For my final blog post, I would like to cover an alternative to Neoliberal Capitalist Development that is an intriguing concept within the effect of climate change on Development. As I have mentioned in previous posts, many people believe that climate change will eventually become such a pervasive issue that the global political and economic structures will change to accomodate it. As I have also mentioned in previous posts, one unique theory (Wainwright and Mann, 2012) is that climate change will catalyze two specific struggles that will define the global framework that emerges to address climate change: a global sovereignty vs. no global sovereignty, and capitalist vs. non-capitalist. As my final alternative to Neoliberal Development, I am going to look at the result of these two struggles that Wainwright and Mann believe to be the most effective at addressing climate change, and the most ethical in considering issues of justice, but also the least likely. This would be the Climate X World Model, a theoretical global system that both transcends capitalism and is void of political hegemony.
Wainwright and Mann do not specify what the Climate X World Model looks like, just that it is post-global sovereignty, and post-capitalism, which leaves plenty open to interpretation. I see it as a global push to remove everything related to the patriarchal, whitewashed western colonialism of the past few centuries, and giving true power over one’s livelihood back to those who have it taken from them in this world system. To accomplish this, I see a world that moves past globalism, colonialism, and capitalism to local autonomy – what many people would define as a traditional lifestyle – as the Climate X.
I have dedicated a large amount of this blog to the concept of post-capitalism, enough that I do not think I need to explain again why it needs to be a part of the equation in an alternative to Development. I will instead present why the Climate X includes dissolving a global sovereignty.
Let’s look at the last major decision made by our current global sovereign. At the 21st Conference of the Parties (COP21) on Climate Change, a majority of the world agreed to action against the use of carbon emissions that would cap global temperature increase at 2 degrees celsius compared to the preindustrial era, and with a strong effort to keep that as low as 1.5 degrees celsius (Paris Agreement, 2015). The problem with this agreement, and a global sovereign as a whole, is how when working on such a massive scale, decisions work slowly and only affect a sliver of the issue at a time. Even ignoring the concept of intersectionality, climate change is result of much more than just carbon emissions. Deforestation, agriculture, and the meat industry are just as large of contributors, but those are left out both because of how difficult they are to address, and how tied in they are with global economics and politics. You can start to see with this that a global sovereign stifles change and protects its own interests. If local autonomy was restored, communities with a care for their environment would more easily be able to make the changes appropriate in preserving it, and groups without a care for the environment would not be able to force the rest of the world into an unfair system that helps them sustain an unsustainable lifestyle.

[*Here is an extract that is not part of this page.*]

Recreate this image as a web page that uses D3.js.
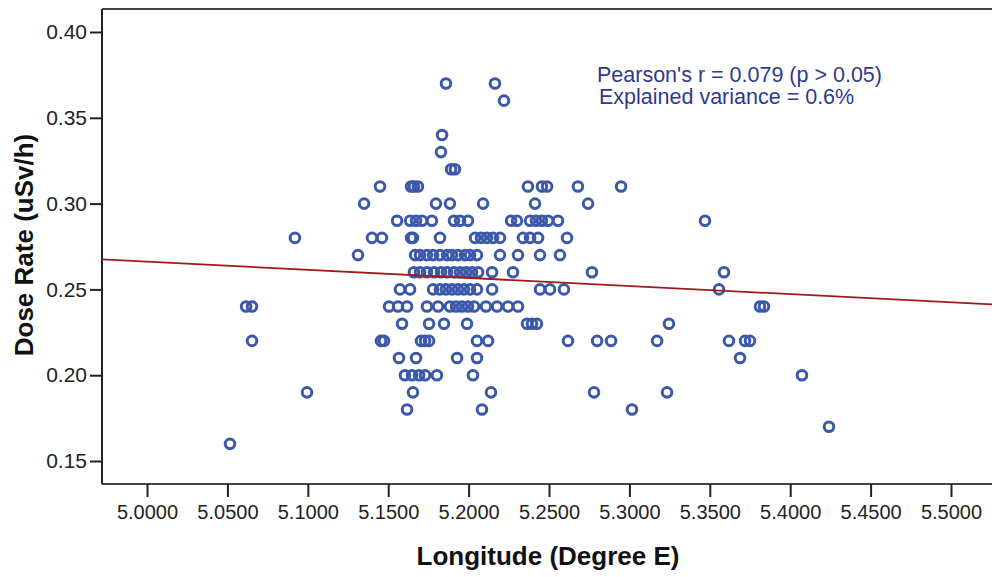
<!DOCTYPE html>
<html>
<head>
<meta charset="utf-8">
<script src="https://cdn.jsdelivr.net/npm/d3@7"></script>
<style>
  html, body { margin: 0; padding: 0; background: #fff; }
  svg { display: block; }
  text { font-family: "Liberation Sans", Arial, sans-serif; }
</style>
</head>
<body>
<svg id="chart" width="992" height="577"></svg>
<script>
// ---------------- data ----------------
const longitude = [
  5.1859, 5.2164,                                   // 0.37
  5.2220,                                           // 0.36
  5.1835,                                           // 0.34
  5.1828,                                           // 0.33
  5.1891, 5.1915,                                   // 0.32
  5.1449, 5.1642, 5.1660, 5.1685, 5.2369, 5.2456, 5.2488, 5.2680, 5.2948, // 0.31
  5.1350, 5.1797, 5.1884, 5.2090, 5.2413, 5.2743,   // 0.30
  5.1555, 5.1636, 5.1673, 5.1710, 5.1772, 5.1909, 5.1947, 5.1996, 5.2264, 5.2301, 5.2382, 5.2419, 5.2456, 5.2494, 5.2556, 5.3470, // 0.29
  5.0920, 5.1399, 5.1461, 5.1642, 5.1654, 5.1822, 5.2040, 5.2077, 5.2114, 5.2152, 5.2195, 5.2338, 5.2382, 5.2432, 5.2612, // 0.28
  5.1312, 5.1667, 5.1698, 5.1741, 5.1779, 5.1822, 5.1866, 5.1897, 5.1934, 5.1978, 5.2009, 5.2052, 5.2195, 5.2307, 5.2444, 5.2568, // 0.27
  5.1660, 5.1698, 5.1741, 5.1785, 5.1828, 5.1866, 5.1909, 5.1947, 5.1984, 5.2021, 5.2059, 5.2146, 5.2276, 5.2767, 5.3588, // 0.26
  5.1573, 5.1636, 5.1779, 5.1822, 5.1859, 5.1897, 5.1934, 5.1971, 5.2009, 5.2052, 5.2146, 5.2444, 5.2506, 5.2593, 5.3557, // 0.25
  5.0616, 5.0653, 5.1505, 5.1561, 5.1617, 5.1741, 5.1810, 5.1884, 5.1922, 5.1959, 5.1996, 5.2034, 5.2108, 5.2177, 5.2245, 5.2307, 5.3812, 5.3837, // 0.24
  5.1586, 5.1754, 5.1847, 5.1990, 5.2363, 5.2394, 5.2425, 5.3246, // 0.23
  5.0653, 5.1455, 5.1474, 5.1704, 5.1729, 5.1754, 5.2052, 5.2121, 5.2618, 5.2799, 5.2886, 5.3172, 5.3619, 5.3719, 5.3750, // 0.22
  5.1567, 5.1673, 5.1928, 5.2052, 5.3688,           // 0.21
  5.1604, 5.1648, 5.1692, 5.1729, 5.1803, 5.2027, 5.4073, // 0.20
  5.0995, 5.1654, 5.2139, 5.2780, 5.3234,           // 0.19
  5.1617, 5.2083, 5.3016,                           // 0.18
  5.4241,                                           // 0.17
  5.0516                                            // 0.16
];
const doseRate = [
  0.37, 0.37,
  0.36,
  0.34,
  0.33,
  0.32, 0.32,
  0.31, 0.31, 0.31, 0.31, 0.31, 0.31, 0.31, 0.31, 0.31,
  0.30, 0.30, 0.30, 0.30, 0.30, 0.30,
  0.29, 0.29, 0.29, 0.29, 0.29, 0.29, 0.29, 0.29, 0.29, 0.29, 0.29, 0.29, 0.29, 0.29, 0.29, 0.29,
  0.28, 0.28, 0.28, 0.28, 0.28, 0.28, 0.28, 0.28, 0.28, 0.28, 0.28, 0.28, 0.28, 0.28, 0.28,
  0.27, 0.27, 0.27, 0.27, 0.27, 0.27, 0.27, 0.27, 0.27, 0.27, 0.27, 0.27, 0.27, 0.27, 0.27, 0.27,
  0.26, 0.26, 0.26, 0.26, 0.26, 0.26, 0.26, 0.26, 0.26, 0.26, 0.26, 0.26, 0.26, 0.26, 0.26,
  0.25, 0.25, 0.25, 0.25, 0.25, 0.25, 0.25, 0.25, 0.25, 0.25, 0.25, 0.25, 0.25, 0.25, 0.25,
  0.24, 0.24, 0.24, 0.24, 0.24, 0.24, 0.24, 0.24, 0.24, 0.24, 0.24, 0.24, 0.24, 0.24, 0.24, 0.24, 0.24, 0.24,
  0.23, 0.23, 0.23, 0.23, 0.23, 0.23, 0.23, 0.23,
  0.22, 0.22, 0.22, 0.22, 0.22, 0.22, 0.22, 0.22, 0.22, 0.22, 0.22, 0.22, 0.22, 0.22, 0.22,
  0.21, 0.21, 0.21, 0.21, 0.21,
  0.20, 0.20, 0.20, 0.20, 0.20, 0.20, 0.20,
  0.19, 0.19, 0.19, 0.19, 0.19,
  0.18, 0.18, 0.18,
  0.17,
  0.16
];
// fitted line end points as drawn (longitude, dose)
const fitLon = [4.972, 5.5255];
const fitDose = [0.2675, 0.2413];

const xTicks = [5.00, 5.05, 5.10, 5.15, 5.20, 5.25, 5.30, 5.35, 5.40, 5.45, 5.50];
const yTicks = [0.15, 0.20, 0.25, 0.30, 0.35, 0.40];
const xDomain = [4.972, 5.5255];
const yDomain = [0.1366, 0.4134];

const annotations = ["Pearson's r = 0.079 (p > 0.05)", "Explained variance = 0.6%"];
const xTitle = "Longitude (Degree E)";
const yTitle = "Dose Rate (uSv/h)";

// ---------------- drawing ----------------
(function draw() {
  const svg = d3.select("#chart");
  const pL = 102, pR = 992, pT = 9, pB = 484;

  const x = d3.scaleLinear().domain(xDomain).range([pL, pR]);
  const y = d3.scaleLinear().domain(yDomain).range([pB, pT]);

  // top frame line
  svg.append("line").attr("x1", pL).attr("x2", pR).attr("y1", pT).attr("y2", pT)
    .attr("stroke", "#444").attr("stroke-width", 2);

  // x axis
  const gx = svg.append("g").attr("transform", `translate(0,${pB})`)
    .call(d3.axisBottom(x).tickValues(xTicks).tickFormat(d3.format(".4f")).tickSize(13).tickPadding(8));
  gx.select(".domain").attr("stroke", "#444").attr("stroke-width", 2)
    .attr("d", `M${pL},0H${pR}`);
  gx.selectAll(".tick line").attr("stroke", "#222").attr("stroke-width", 2);
  gx.selectAll(".tick text").attr("font-size", 20).attr("fill", "#222")
    .attr("font-family", "'Liberation Sans', Arial, sans-serif");

  // y axis
  const gy = svg.append("g").attr("transform", `translate(${pL},0)`)
    .call(d3.axisLeft(y).tickValues(yTicks).tickFormat(d3.format(".2f")).tickSize(12).tickPadding(3));
  gy.select(".domain").attr("stroke", "#222").attr("stroke-width", 2)
    .attr("d", `M0,${pT}V${pB}`);
  gy.selectAll(".tick line").attr("stroke", "#222").attr("stroke-width", 2);
  gy.selectAll(".tick text").attr("font-size", 21).attr("fill", "#222")
    .attr("font-family", "'Liberation Sans', Arial, sans-serif");

  // points
  const pts = longitude.map((lon, i) => ({ lon, dose: doseRate[i] }));
  svg.append("g").selectAll("circle").data(pts).join("circle")
    .attr("cx", d => x(d.lon)).attr("cy", d => y(d.dose))
    .attr("r", 4.8)
    .attr("fill", "none")
    .attr("stroke", "#3b58ab")
    .attr("stroke-width", 3);

  // fitted line
  svg.append("line")
    .attr("x1", x(fitLon[0])).attr("y1", y(fitDose[0]))
    .attr("x2", x(fitLon[1])).attr("y2", y(fitDose[1]))
    .attr("stroke", "#a01a1a").attr("stroke-width", 1.8);

  // annotation
  svg.append("text").attr("x", 597).attr("y", 82).attr("font-size", 21.5)
    .attr("fill", "#2e3a8f").text(annotations[0]);
  svg.append("text").attr("x", 599).attr("y", 104).attr("font-size", 21.5)
    .attr("fill", "#2e3a8f").text(annotations[1]);

  // axis titles
  svg.append("text").attr("x", 548).attr("y", 565).attr("text-anchor", "middle")
    .attr("font-size", 26).attr("font-weight", "bold").attr("fill", "#111").text(xTitle);
  svg.append("text").attr("transform", "rotate(-90)").attr("x", -245).attr("y", 33)
    .attr("text-anchor", "middle").attr("font-size", 26).attr("font-weight", "bold")
    .attr("fill", "#111").text(yTitle);
})();
</script>
</body>
</html>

Another issue with a global sovereign is that there is no way that it can hold all interests in mind at the same time. This is where Development becomes very relevant. Education is a large part of Development, but a globalized education system teaches from the perspective of the sovereign. Our global education system is built on European rationality and objectivity. History is the same across the world, regardless of where you are from. This is especially difficult for marginalized groups within a given country. According to a Kurdish news source called Rudaw, it is only now, following the 28th anniversary of the Anfal genocide, that the crime against the Kurdish people will be taught at the schools in the Kurdistan region (Rudaw, 2016). This is great news for the education of the region, but shows how long it took to add the curriculum, and begs the question how much more has been forgotten throughout history. In relation still to a global sovereign not being able to keep all interests in mind, the Development Project often pushes an economic development agenda on places that do not want them. Even in Western countries, this formula of Development is not completely representative. For example, in New York City the Movement for Justice in El Barrio has grown to 954 members since its founding in 2004, and has been driving an anti-gentrification movement in New York that continues to pick up steam. In a statement showing the value of autonomy in the movement, member Diana Vega stated “We believe that those who suffer injustice firsthand must design and lead their own struggles for justice” (Davies, 2016).
Many people argue that this description of a global system is not possible because societies do not move backwards. To this I ask why finally dissolving the racial and gender issues tied up in western colonialism and adequately fixing climate change has to be seen as going backwards. I think if we were able to value anything other than economic growth as a society, then finally solving the issues of injustice that plague our world system would in fact be seen as progress. I would go as far to say it would the most ethical way to facilitate the broad social progress that is the goal of the Development Project.
Conference of the Parties. Twenty-First Session. Adoption of the Paris Agreement. 11/30/2016, 12/11/2016.
Davies, Jessica. “Participatory Democracy Drives Anti-Gentrification Movement in New York’s El Barrio.” Truthout. 16 Apr. 2016. Web.
“Kurdish Children to Be Educated on Anfal Genocide.” Rudaw. 16 Apr. 2016. Web.
Wainwright, Joel, and Geoff Mann. “Climate Leviathan.” Antipode 45.1 (2012): 1-22. Web.